Con los datos de todos estos indicadores, los auditores tendrían un caudal de información suficiente para valorar cómo va la biblioteca y para señalar los defectos y virtudes de su gestión y las recomendaciones pertinentes. Apoyándose en estas conclusiones, los responsables directos de la biblioteca y sus superiores jerárquicos podrán tomar sus decisiones con mayor conocimiento de causa.

Más rigor

La auditoría de performance no es, sin embargo, ningún remedio mágico. Su mayor limitación reside en que las conclusiones a las que llega no se pueden contrastar con otros casos similares porque muy a menudo falta información de referencia, cosa que, por tanto, les resta credibilidad. En otro orden de cuestiones, algunos tratadistas opinan que el carácter público de los organismos auditados justifica que se tengan en cuenta otros parámetros, como la equidad y el medio ambiente.

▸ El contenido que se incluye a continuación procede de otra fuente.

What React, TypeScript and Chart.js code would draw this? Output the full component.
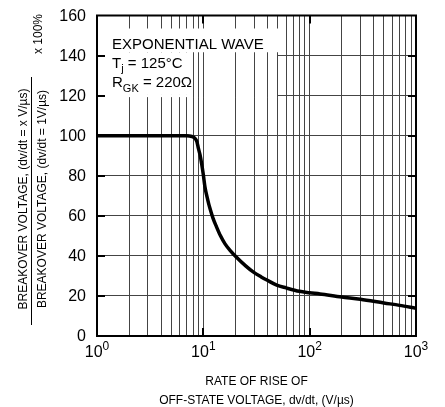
import React, { useEffect, useRef } from 'react';
import { Chart, registerables } from 'chart.js';

Chart.register(...registerables);

const FONT = '"Liberation Sans", Arial, sans-serif';

// curve
const dvdt = [1, 3, 7, 7.8, 8.3, 8.7, 9, 9.3, 9.64, 10, 10.35, 11, 11.5, 12.3, 13.3, 14.5, 16, 18, 20.5, 25, 29.4, 35, 40, 49, 60, 80, 100, 125, 200, 300, 500, 700, 1000];
const breakover = [100, 100, 100, 99.6, 98.8, 97, 93.5, 90.5, 86, 80.5, 74.5, 68, 64, 59, 54.5, 50, 46, 42.5, 39.3, 35, 32, 29.5, 27.8, 25.4, 24, 22.3, 21.6, 21, 19.5, 18.4, 16.5, 15.3, 13.8];

const yTicks = [0, 20, 40, 60, 80, 100, 120, 140, 160];
const xDecades = [1, 10, 100, 1000];
const xExponents = ['0', '1', '2', '3'];
const gridSteps = [1, 2, 3, 4, 5, 6, 7, 8, 9];

const yTitleTop = 'BREAKOVER VOLTAGE, (dv/dt = x V/\u00b5s)';
const yTitleBottom = 'BREAKOVER VOLTAGE, (dv/dt = 1V/\u00b5s)';
const yTitleFactor = 'x 100%';
const xTitle = ['RATE OF RISE OF', 'OFF-STATE VOLTAGE, dv/dt, (V/\u00b5s)'];

type Run = { text: string; size: number; dy: number };

const noteLines: Run[][] = [
  [{ text: 'EXPONENTIAL WAVE', size: 15, dy: 0 }],
  [
    { text: 'T', size: 15, dy: 0 },
    { text: 'j', size: 11, dy: 4 },
    { text: ' = 125\u00b0C', size: 15, dy: 0 },
  ],
  [
    { text: 'R', size: 15, dy: 0 },
    { text: 'GK', size: 11, dy: 5 },
    { text: ' = 220\u03a9', size: 15, dy: 0 },
  ],
];

const gridValues: number[] = [];
xDecades.slice(0, -1).forEach((d) => gridSteps.forEach((s) => gridValues.push(d * s)));
gridValues.push(xDecades[xDecades.length - 1]);

const runsWidth = (ctx: CanvasRenderingContext2D, runs: Run[]) =>
  runs.reduce((w, r) => {
    ctx.font = `${r.size}px ${FONT}`;
    return w + ctx.measureText(r.text).width;
  }, 0);

const drawRuns = (ctx: CanvasRenderingContext2D, x: number, y: number, runs: Run[]) => {
  let cx = x;
  runs.forEach((r) => {
    ctx.font = `${r.size}px ${FONT}`;
    ctx.fillText(r.text, cx, y + r.dy);
    cx += ctx.measureText(r.text).width;
  });
};

const align = (chart: any, px: number, width: number) => {
  const dpr = chart.currentDevicePixelRatio || 1;
  const half = width / 2;
  return Math.round((px - half) * dpr) / dpr + half;
};

const decorations = {
  id: 'decorations',
  beforeDatasetsDraw(chart: any) {
    const { ctx, chartArea: a, scales } = chart;
    const y = scales.y;
    const x = scales.x;
    ctx.save();
    ctx.fillStyle = '#fff';
    // white backing behind the note text
    ctx.fillRect(a.left + 1, a.top + 13, 180, 24);
    ctx.fillRect(a.left + 1, a.top + 37, 95, 42);
    [140, 120].forEach((v) => {
      const py = y.getPixelForValue(v);
      ctx.fillRect(a.left + 8, py - 1.5, 173, 3);
    });
    ctx.strokeStyle = '#444';
    ctx.lineWidth = 1;
    const yEnd = y.getPixelForValue(120) + 2;
    gridValues.forEach((v) => {
      const px = x.getPixelForValue(v);
      if (px > a.left + 96 && px < a.left + 181) {
        const ax = align(chart, px, 1);
        ctx.beginPath();
        ctx.moveTo(ax, a.top + 37);
        ctx.lineTo(ax, yEnd);
        ctx.stroke();
      }
    });
    ctx.restore();
  },
  afterDatasetsDraw(chart: any) {
    const { ctx, chartArea: a, scales } = chart;
    ctx.save();
    ctx.strokeStyle = '#000';
    ctx.lineWidth = 2;
    // inner major ticks
    yTicks.slice(1, -1).forEach((v) => {
      const py = align(chart, scales.y.getPixelForValue(v), 2);
      ctx.beginPath();
      ctx.moveTo(a.left, py);
      ctx.lineTo(a.left + 8, py);
      ctx.moveTo(a.right, py);
      ctx.lineTo(a.right - 8, py);
      ctx.stroke();
    });
    xDecades.slice(1, -1).forEach((v) => {
      const px = align(chart, scales.x.getPixelForValue(v), 2);
      ctx.beginPath();
      ctx.moveTo(px, a.bottom);
      ctx.lineTo(px, a.bottom - 8);
      ctx.moveTo(px, a.top);
      ctx.lineTo(px, a.top + 8);
      ctx.stroke();
    });
    ctx.strokeRect(a.left, a.top, a.right - a.left, a.bottom - a.top);
    ctx.restore();
  },
  afterDraw(chart: any) {
    const { ctx, chartArea: a, scales } = chart;
    ctx.save();
    ctx.fillStyle = '#000';

    // note
    ctx.textAlign = 'left';
    ctx.textBaseline = 'alphabetic';
    noteLines.forEach((runs, i) => drawRuns(ctx, a.left + 15, a.top + 33 + i * 19, runs));

    // y tick labels
    ctx.font = `16px ${FONT}`;
    ctx.textAlign = 'right';
    ctx.textBaseline = 'middle';
    yTicks.forEach((v) => ctx.fillText(String(v), a.left - 11, scales.y.getPixelForValue(v) + 1));

    // x tick labels with superscript exponents
    ctx.textAlign = 'left';
    ctx.textBaseline = 'alphabetic';
    xDecades.forEach((v, i) => {
      const runs: Run[] = [
        { text: '10', size: 16, dy: 0 },
        { text: xExponents[i], size: 12, dy: -7 },
      ];
      const w = runsWidth(ctx, runs);
      drawRuns(ctx, scales.x.getPixelForValue(v) - w / 2, a.bottom + 21, runs);
    });

    // x title
    ctx.font = `12px ${FONT}`;
    ctx.textAlign = 'center';
    const cx = (a.left + a.right) / 2;
    ctx.fillText(xTitle[0], cx, 385);
    ctx.fillText(xTitle[1], cx, 404);

    // y title as a fraction
    const cy = 199;
    ctx.save();
    ctx.translate(27, cy);
    ctx.rotate(-Math.PI / 2);
    ctx.fillText(yTitleTop, 0, 0);
    ctx.restore();
    ctx.save();
    ctx.translate(46, cy);
    ctx.rotate(-Math.PI / 2);
    ctx.fillText(yTitleBottom, 0, 0);
    ctx.restore();
    ctx.save();
    ctx.translate(42, 34);
    ctx.rotate(-Math.PI / 2);
    ctx.fillText(yTitleFactor, 0, 0);
    ctx.restore();
    ctx.strokeStyle = '#000';
    ctx.lineWidth = 1;
    ctx.beginPath();
    ctx.moveTo(31.5, 77);
    ctx.lineTo(31.5, 325);
    ctx.stroke();

    ctx.restore();
  },
};

const App = () => {
  const canvasRef = useRef<HTMLCanvasElement>(null);

  useEffect(() => {
    const ctx = canvasRef.current!.getContext('2d')!;

    const chart = new Chart(ctx, {
      type: 'line',
      data: {
        datasets: [
          {
            data: dvdt.map((v, i) => ({ x: v, y: breakover[i] })),
            borderColor: '#000',
            borderWidth: 3.5,
            pointRadius: 0,
            fill: false,
            cubicInterpolationMode: 'monotone',
          },
        ],
      },
      options: {
        responsive: true,
        maintainAspectRatio: false,
        animation: false,
        layout: { padding: { top: 15.5, right: 29, left: 0, bottom: 0 } },
        plugins: {
          legend: { display: false },
          tooltip: { enabled: false },
        },
        scales: {
          x: {
            type: 'logarithmic',
            min: 1,
            max: 1000,
            border: { display: false },
            grid: { color: '#444', lineWidth: 1, drawTicks: false },
            ticks: { display: false, autoSkip: false },
            afterBuildTicks: (s: any) => {
              s.ticks = gridValues.map((v) => ({ value: v }));
            },
            afterFit: (s: any) => {
              s.height = 71;
            },
          },
          y: {
            min: 0,
            max: 160,
            border: { display: false },
            grid: { color: '#444', lineWidth: 1, drawTicks: false },
            ticks: { display: false, stepSize: 20 },
            afterBuildTicks: (s: any) => {
              s.ticks = yTicks.map((v) => ({ value: v }));
            },
            afterFit: (s: any) => {
              s.width = 97;
            },
          },
        },
      },
      plugins: [decorations],
    } as any);

    return () => chart.destroy();
  }, []);

  return (
    <div style={{ position: 'fixed', left: 0, top: 0, width: 445, height: 407, background: '#fff' }}>
      <canvas ref={canvasRef} />
    </div>
  );
};

export default App;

En cualquier caso, la auditoría de performance ayuda a que la actividad del sector público se desarrolle con más rigor. En Estados Unidos, que fueron sus pioneros, Alemania, Austria, Canadá, Japón, Nueva Zelanda y Suecia las auditorías a organismos públicos incluyen siempre auditorías de performance. En España, la exigencia de eficiencia y economía en el gasto público ha alcanzado rango constitucional; tanto el Tribunal de Cuentas como los órganos similares que hasta la fecha han creado diez Comunidades Autónomas llevan a cabo auditorías de eficiencia y economía.